Director of neighborhood equity team to City Council: ‘Your policies need to catch up with your values’

Irene Aguilar, former state senator and lead of Denver’s Neighborhood Equity and Stabilization Team, poses for a portrait. Sept. 19, 2019. (Kevin J. Beaty/Denverite)

Irene Aguilar, former state senator and lead of Denver’s Neighborhood Equity and Stabilization Team, poses for a portrait. Sept. 19, 2019. (Kevin J. Beaty/Denverite)

Donna Bryson. (Kevin J. Beaty/Denverite)

The city official charged with addressing displacement is questioning whether rules and regulations that affect housing ensure that everyone has a chance to live and thrive in Denver.

During a City Council meeting this week Dr. Irene Aguilar, director of the Neighborhood Equity and Stabilization Team, gave as an example fees that developers can pay instead of building below-market-rate housing.

The linkage fees, which the city uses for affordable housing projects, are “not high enough to encourage people to build affordable housing,” Aguilar said.

“Your policies need to catch up with your values,” she told city council members who sit on the policy committee. “Because they’re not there right now.”

Aguilar’s Neighborhood Equity and Stabilization Team, known as NEST, was created last year in the city government’s economic development department with the goal of helping longtime businesses and residents stay in fast-changing neighborhoods such as Globeville, Elyria-Swansea and much of west Denver. In a booming city, the idea is that longtime residents as well as newcomers should benefit from the economic opportunities and improved infrastructure that come with gentrification.

The city’s Housing Advisory Committee, composed of leaders from the private, nonprofit and government sectors who are concerned with housing, has set studying the linkage fee as a key goal in the coming year as part of an exploration of “additional opportunities to expand and/or leverage the city’s housing investments.” That’s according to an action plan completed yearly to support the Housing an Inclusive Denver five-year plan.
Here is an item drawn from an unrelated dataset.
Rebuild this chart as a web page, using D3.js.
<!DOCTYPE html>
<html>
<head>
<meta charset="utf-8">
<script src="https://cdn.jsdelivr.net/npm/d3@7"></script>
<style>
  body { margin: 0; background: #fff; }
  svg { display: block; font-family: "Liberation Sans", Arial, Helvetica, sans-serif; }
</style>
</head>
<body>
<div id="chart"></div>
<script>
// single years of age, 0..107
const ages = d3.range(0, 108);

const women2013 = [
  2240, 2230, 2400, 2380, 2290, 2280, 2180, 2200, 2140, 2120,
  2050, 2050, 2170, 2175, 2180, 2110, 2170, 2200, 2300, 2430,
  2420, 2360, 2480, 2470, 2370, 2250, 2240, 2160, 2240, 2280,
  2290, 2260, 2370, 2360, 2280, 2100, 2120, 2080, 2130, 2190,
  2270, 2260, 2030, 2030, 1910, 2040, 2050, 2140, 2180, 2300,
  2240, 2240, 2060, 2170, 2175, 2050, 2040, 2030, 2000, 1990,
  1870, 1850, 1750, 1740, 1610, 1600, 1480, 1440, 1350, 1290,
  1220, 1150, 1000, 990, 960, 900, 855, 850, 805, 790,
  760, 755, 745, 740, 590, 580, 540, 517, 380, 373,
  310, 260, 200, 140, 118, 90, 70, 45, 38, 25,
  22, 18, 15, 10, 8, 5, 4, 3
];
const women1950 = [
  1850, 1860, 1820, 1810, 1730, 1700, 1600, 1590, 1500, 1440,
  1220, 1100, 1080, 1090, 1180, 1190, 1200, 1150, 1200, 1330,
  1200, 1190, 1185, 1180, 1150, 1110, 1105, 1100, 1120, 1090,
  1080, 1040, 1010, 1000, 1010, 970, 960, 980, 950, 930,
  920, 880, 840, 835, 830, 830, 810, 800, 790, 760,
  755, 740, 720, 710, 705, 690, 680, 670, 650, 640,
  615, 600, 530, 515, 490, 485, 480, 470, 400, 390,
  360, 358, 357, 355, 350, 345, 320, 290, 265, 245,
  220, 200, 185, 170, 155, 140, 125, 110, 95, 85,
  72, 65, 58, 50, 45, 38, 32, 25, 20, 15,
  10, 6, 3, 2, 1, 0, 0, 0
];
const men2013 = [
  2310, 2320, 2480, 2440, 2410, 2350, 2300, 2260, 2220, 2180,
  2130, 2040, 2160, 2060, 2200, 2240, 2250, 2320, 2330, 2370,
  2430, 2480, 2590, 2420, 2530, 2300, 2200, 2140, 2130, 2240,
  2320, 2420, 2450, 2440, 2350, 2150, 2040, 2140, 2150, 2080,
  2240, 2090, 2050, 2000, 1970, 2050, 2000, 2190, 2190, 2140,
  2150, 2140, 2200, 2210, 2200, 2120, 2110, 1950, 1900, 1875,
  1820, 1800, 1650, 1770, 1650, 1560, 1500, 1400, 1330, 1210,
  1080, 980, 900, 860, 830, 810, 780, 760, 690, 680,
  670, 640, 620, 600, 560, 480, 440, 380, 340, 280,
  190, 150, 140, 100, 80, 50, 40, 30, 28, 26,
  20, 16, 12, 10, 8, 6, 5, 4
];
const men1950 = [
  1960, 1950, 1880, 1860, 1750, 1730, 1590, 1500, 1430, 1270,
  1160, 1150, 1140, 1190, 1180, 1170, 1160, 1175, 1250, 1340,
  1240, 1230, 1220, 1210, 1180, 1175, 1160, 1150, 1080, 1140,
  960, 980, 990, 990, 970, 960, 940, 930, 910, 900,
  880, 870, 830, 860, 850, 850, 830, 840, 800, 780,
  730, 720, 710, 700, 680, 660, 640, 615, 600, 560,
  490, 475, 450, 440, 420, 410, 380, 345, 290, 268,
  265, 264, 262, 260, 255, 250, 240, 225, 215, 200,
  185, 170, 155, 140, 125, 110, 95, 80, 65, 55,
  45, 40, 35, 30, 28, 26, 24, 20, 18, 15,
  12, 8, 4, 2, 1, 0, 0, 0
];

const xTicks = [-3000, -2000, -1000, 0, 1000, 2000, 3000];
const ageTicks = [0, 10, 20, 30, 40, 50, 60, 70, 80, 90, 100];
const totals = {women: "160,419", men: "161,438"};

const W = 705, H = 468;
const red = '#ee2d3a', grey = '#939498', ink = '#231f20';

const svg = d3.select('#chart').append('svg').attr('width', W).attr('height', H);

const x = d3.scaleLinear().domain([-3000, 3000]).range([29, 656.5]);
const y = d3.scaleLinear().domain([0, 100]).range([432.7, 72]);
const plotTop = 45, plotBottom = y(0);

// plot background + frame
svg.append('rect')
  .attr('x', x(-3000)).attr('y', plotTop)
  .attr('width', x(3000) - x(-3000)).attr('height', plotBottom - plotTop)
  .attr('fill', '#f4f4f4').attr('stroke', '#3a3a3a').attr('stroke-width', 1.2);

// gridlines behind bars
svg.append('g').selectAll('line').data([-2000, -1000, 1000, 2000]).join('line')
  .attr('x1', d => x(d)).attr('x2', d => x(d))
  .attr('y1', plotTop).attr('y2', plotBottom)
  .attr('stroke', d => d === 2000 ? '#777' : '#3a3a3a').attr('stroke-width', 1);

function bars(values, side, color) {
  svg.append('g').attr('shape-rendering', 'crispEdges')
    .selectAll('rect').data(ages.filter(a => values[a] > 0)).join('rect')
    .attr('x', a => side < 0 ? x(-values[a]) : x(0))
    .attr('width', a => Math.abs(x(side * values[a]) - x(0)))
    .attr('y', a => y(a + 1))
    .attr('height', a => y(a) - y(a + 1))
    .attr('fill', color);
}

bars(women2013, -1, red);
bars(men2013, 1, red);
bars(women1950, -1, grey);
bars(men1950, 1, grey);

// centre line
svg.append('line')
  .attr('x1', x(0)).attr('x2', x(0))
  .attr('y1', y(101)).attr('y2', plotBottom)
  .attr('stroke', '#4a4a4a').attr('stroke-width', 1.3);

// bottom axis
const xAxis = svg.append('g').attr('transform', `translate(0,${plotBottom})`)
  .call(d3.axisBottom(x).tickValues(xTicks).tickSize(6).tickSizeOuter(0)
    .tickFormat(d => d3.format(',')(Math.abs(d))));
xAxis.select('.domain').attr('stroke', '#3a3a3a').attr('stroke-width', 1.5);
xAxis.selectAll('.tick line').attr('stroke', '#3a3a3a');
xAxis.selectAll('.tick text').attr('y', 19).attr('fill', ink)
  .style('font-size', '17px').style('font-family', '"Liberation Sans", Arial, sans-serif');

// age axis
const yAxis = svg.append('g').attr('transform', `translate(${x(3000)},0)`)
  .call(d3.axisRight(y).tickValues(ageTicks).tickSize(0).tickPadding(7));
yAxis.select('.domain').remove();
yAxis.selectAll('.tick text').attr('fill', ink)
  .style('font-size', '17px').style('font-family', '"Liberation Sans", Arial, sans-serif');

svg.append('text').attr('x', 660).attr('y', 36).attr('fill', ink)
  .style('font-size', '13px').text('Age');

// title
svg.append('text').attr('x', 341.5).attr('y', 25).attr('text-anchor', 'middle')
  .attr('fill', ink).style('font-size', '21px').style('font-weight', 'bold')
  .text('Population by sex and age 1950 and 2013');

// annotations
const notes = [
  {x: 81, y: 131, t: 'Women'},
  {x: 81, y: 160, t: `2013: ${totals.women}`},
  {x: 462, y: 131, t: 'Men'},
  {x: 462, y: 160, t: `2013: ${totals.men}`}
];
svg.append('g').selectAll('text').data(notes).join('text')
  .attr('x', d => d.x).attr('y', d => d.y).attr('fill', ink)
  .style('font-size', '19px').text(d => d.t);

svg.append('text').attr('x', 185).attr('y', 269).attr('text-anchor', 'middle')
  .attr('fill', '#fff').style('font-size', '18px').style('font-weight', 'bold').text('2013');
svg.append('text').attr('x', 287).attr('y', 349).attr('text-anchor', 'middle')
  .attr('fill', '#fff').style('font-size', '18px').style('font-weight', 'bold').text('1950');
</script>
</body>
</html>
During the committee meeting that Aguilar addressed, several council members picked up on her theme of concern about a possible disconnect between policy and goals expressed in vision documents, chiefly Blueprint Denver, a bulky compendium of guidance on growth that City Council adopted in April.  Blueprint Denver sets a high value on equity, or ensuring the city is economically, socially and racially diverse.

City Councilwoman Amanda Sandoval said she has hired a staffer trained as a planner and has a good relationship with the city planning staff and planning board. But she said she felt constrained by her reading of the criteria that governs votes on rezonings.
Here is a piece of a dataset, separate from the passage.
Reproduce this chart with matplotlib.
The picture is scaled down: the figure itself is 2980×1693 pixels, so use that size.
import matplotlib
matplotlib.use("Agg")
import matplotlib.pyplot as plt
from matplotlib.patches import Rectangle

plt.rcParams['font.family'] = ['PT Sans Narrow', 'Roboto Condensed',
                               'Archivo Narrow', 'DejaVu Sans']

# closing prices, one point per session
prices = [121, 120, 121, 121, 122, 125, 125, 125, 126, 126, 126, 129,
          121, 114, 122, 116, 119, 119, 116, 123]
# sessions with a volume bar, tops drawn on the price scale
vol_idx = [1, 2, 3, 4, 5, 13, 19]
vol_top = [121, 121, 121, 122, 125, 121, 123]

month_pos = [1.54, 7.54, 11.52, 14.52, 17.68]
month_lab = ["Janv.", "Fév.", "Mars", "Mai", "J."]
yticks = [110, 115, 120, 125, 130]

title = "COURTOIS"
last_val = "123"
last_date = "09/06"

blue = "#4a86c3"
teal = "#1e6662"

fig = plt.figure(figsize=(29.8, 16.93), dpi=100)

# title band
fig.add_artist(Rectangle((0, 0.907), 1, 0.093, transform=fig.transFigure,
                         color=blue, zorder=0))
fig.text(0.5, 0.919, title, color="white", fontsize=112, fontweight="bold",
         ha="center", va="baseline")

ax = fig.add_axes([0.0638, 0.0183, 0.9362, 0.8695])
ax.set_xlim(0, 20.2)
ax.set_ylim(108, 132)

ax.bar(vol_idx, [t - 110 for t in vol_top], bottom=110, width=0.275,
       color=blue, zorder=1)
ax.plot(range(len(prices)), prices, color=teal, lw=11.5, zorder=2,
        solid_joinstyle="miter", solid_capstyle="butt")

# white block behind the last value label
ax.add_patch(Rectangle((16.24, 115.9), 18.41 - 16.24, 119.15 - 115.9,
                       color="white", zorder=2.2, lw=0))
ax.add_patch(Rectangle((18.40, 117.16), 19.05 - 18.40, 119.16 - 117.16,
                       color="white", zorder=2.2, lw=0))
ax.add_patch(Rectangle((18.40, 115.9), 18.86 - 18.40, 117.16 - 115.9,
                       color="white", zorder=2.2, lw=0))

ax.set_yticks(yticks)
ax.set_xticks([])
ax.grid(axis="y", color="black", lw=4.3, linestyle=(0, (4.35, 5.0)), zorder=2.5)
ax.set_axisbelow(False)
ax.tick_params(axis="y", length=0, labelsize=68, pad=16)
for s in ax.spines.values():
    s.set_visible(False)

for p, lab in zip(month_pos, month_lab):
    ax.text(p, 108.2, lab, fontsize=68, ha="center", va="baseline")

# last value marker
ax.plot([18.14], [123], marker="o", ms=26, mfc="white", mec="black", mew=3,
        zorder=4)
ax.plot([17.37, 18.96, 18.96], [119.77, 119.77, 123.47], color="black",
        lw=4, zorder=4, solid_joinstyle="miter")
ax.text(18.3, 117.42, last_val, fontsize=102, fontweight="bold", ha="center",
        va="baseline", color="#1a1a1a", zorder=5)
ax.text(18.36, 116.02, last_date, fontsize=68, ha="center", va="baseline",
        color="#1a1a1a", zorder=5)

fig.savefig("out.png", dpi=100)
“I just feel handcuffed by the system,” she said.

Sandoval’s colleague Paul Kashmann said, “It really feels like it’s time for this council to look at the criteria by which we address zoning.”

Citywide planning manager Sarah Showalter said in an interview that changing the zoning code would be a lengthy process. But Blueprint Denver and other planning documents, she said, can be deployed now. The first criterion council members are asked to consider when a rezoning is before them is whether the proposed change is consistent with adopted plans such as Blueprint Denver.

Showalter said developers seeking large-scale rezonings are being advised about data such as figures showing specific neighborhoods lack access to fresh food or housing options for people at different income levels. Those seeking rezonings are asked to show how their development plans will address such issues. Planning staff are also pressing developers to commit to building certain percentages of affordable housing, Showalter said.

“We’re hoping that having these more data-driven conversations for these larger sites will help us get better outcomes,” she said.

She said the process is in its early stages and it may be some time before requests informed by such conversations reach the stage of a rezoning measure up for a council vote.

Showalter said planning staff has been meeting with council members to brief them on the possibilities presented by Blueprint Denver but had only reached two before the policy committee meeting at which Aguilar spoke.

Stacie Gilmore, who chairs the committee, called Kirsten Crawford to address the meeting after Aguilar gave her briefing. Crawford, the legislative council from the city attorney’s office, regularly attends council meetings.

“A no vote is perfectly acceptable based on criteria,” Crawford advised council members during the meeting.

Councilwoman Gilmore suggested during the meeting that a workshop could be held bringing together all council members, Planning Board members, planning staff and perhaps members of the public to discuss the concerns Aguilar raised. Showalter said planning staff was open to that idea.